Dr. Merkel’s favorite hobby is closely associated with is work. He is an ardent fisherman. Mrs. Merkel, also a native of Alburtis, Pa., spends much of her spare time embroidering needlepoint. Both are intensely interested in sports. Their son, Glenn, four and one-half years old is, like his dad, a devoted angler.

Ft. Johnson, located on the northeast point of James Island, was built in 1704 and named for Gov. Nathaniel Johnson. A second fort of Tapia was built on the same site in 1759. During the controversy over the Stamp Act in 1765, the stamped paper sent to Charleston from England was stored in the fort and never used.

In 1775, the colonists seized Ft. Johnson and it was at this site that the first American flag was displayed in South Carolina. It consisted of a blue field with a white crescent in the dexter corner. In 1793, a third fort was built by Gov. William Moultrie but it was abandoned in 1800 after serious damage was incurred during a violent storm. With the threat of war with England in 1812, Ft. Johnson was repaired and garrisoned. However, it was nearly totally destroyed by a raging gale in the following year.

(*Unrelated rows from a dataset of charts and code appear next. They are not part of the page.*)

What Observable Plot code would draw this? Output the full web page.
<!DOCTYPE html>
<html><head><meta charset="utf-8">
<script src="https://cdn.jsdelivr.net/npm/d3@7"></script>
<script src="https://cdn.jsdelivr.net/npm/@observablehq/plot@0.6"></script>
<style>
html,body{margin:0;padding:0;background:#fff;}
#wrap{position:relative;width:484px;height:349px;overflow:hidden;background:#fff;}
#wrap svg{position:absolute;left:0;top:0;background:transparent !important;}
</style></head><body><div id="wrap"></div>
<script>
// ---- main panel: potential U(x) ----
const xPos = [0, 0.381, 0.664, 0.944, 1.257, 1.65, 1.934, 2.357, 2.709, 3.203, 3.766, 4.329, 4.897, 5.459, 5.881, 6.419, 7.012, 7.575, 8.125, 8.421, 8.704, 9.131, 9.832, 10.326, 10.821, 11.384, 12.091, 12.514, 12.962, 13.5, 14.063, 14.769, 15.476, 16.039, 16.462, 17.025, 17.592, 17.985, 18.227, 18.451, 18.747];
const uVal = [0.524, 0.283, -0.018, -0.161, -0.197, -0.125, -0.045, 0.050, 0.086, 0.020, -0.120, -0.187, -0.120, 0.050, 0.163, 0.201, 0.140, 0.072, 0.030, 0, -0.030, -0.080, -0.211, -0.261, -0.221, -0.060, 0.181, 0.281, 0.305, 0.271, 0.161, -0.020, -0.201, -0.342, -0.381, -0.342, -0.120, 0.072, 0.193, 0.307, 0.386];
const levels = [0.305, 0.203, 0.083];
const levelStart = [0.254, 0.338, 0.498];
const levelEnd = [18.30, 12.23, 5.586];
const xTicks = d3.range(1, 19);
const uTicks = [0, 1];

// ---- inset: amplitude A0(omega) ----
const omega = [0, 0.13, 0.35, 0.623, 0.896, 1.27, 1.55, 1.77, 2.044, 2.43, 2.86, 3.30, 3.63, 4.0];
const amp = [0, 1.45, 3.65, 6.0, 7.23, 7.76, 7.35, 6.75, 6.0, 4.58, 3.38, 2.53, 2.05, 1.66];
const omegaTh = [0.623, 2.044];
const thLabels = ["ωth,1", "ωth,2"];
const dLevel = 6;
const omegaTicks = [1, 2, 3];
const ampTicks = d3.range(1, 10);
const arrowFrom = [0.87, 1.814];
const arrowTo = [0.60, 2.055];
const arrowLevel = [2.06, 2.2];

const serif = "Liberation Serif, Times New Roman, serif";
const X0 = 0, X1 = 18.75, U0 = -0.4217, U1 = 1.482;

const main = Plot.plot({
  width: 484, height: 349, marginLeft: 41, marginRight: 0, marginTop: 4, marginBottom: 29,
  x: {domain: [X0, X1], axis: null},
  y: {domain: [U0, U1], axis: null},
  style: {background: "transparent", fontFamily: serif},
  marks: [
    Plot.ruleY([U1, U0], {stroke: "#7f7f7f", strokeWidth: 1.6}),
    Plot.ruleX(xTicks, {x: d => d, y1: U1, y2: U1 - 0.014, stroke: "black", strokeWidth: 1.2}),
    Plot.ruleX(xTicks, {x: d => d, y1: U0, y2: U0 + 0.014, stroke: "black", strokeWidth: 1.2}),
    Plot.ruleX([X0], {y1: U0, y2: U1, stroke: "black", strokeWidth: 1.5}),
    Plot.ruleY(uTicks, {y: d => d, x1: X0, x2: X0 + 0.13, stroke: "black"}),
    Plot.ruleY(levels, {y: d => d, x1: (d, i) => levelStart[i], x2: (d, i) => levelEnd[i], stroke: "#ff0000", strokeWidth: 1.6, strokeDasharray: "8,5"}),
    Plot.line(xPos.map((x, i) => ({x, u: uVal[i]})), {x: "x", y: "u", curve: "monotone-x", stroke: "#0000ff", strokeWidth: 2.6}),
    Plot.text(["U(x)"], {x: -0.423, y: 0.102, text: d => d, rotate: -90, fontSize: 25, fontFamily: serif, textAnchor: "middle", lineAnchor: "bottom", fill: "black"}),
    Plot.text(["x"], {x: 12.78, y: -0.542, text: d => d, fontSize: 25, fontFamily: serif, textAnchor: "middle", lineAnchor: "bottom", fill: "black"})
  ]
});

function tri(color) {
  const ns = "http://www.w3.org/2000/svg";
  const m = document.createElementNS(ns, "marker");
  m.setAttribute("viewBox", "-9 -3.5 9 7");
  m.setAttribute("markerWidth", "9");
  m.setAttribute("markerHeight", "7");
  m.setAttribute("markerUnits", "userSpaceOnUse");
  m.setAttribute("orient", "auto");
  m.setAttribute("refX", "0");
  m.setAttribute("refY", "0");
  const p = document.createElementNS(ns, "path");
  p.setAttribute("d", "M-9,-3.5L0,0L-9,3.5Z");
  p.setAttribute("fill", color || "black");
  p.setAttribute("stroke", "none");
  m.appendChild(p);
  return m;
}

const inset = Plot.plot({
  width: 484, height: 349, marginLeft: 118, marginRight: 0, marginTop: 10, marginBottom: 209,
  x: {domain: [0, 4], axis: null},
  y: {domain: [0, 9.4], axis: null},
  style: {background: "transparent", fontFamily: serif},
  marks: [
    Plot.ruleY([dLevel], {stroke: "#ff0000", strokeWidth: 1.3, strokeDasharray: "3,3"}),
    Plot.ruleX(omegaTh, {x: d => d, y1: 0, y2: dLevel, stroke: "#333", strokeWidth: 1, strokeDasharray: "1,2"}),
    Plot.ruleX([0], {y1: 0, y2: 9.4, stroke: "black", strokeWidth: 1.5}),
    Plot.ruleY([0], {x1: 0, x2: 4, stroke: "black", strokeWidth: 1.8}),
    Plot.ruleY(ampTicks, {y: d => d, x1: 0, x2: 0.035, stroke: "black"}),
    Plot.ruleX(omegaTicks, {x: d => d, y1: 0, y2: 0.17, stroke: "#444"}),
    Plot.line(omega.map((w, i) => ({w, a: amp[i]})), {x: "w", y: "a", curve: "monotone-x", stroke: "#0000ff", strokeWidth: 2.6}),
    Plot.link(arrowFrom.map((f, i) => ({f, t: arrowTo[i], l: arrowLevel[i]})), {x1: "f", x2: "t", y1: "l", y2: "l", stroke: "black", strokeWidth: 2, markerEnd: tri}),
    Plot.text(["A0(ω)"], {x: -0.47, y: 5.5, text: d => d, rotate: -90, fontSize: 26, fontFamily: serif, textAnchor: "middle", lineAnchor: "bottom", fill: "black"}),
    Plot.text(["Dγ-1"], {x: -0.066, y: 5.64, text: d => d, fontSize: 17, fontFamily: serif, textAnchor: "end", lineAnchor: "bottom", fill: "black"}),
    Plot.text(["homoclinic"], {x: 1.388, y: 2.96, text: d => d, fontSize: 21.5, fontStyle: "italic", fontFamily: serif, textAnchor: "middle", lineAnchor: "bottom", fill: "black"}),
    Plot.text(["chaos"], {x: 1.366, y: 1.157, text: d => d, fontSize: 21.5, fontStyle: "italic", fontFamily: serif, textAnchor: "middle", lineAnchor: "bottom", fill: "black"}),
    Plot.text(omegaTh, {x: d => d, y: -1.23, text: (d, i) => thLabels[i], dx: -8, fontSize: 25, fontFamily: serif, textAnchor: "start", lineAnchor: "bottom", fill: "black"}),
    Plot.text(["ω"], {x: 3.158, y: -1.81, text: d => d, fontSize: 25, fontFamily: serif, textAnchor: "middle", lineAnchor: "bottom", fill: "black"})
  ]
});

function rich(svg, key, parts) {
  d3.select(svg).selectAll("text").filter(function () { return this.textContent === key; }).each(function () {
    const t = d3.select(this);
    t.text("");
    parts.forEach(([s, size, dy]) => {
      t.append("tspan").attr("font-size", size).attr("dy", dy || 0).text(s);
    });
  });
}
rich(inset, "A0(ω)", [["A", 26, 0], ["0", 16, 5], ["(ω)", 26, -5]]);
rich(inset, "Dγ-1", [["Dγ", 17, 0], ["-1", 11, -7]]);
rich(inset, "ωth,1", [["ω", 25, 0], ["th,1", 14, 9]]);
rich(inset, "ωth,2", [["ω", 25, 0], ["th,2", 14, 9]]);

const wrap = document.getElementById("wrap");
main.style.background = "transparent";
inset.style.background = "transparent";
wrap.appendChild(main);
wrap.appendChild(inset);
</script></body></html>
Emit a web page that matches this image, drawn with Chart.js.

A mortar shell fired from Ft. Johnson was the signal for the bombardment of Ft. Sumter April 12, 1861. The fort on James Island was evacuated in 1865 and the military works were allowed to decay. It had been used however as a quarantine station since 1898. In this capacity, the fort was maintained by the State of South Carolina until 1906 when it was turned over to the U.S. government.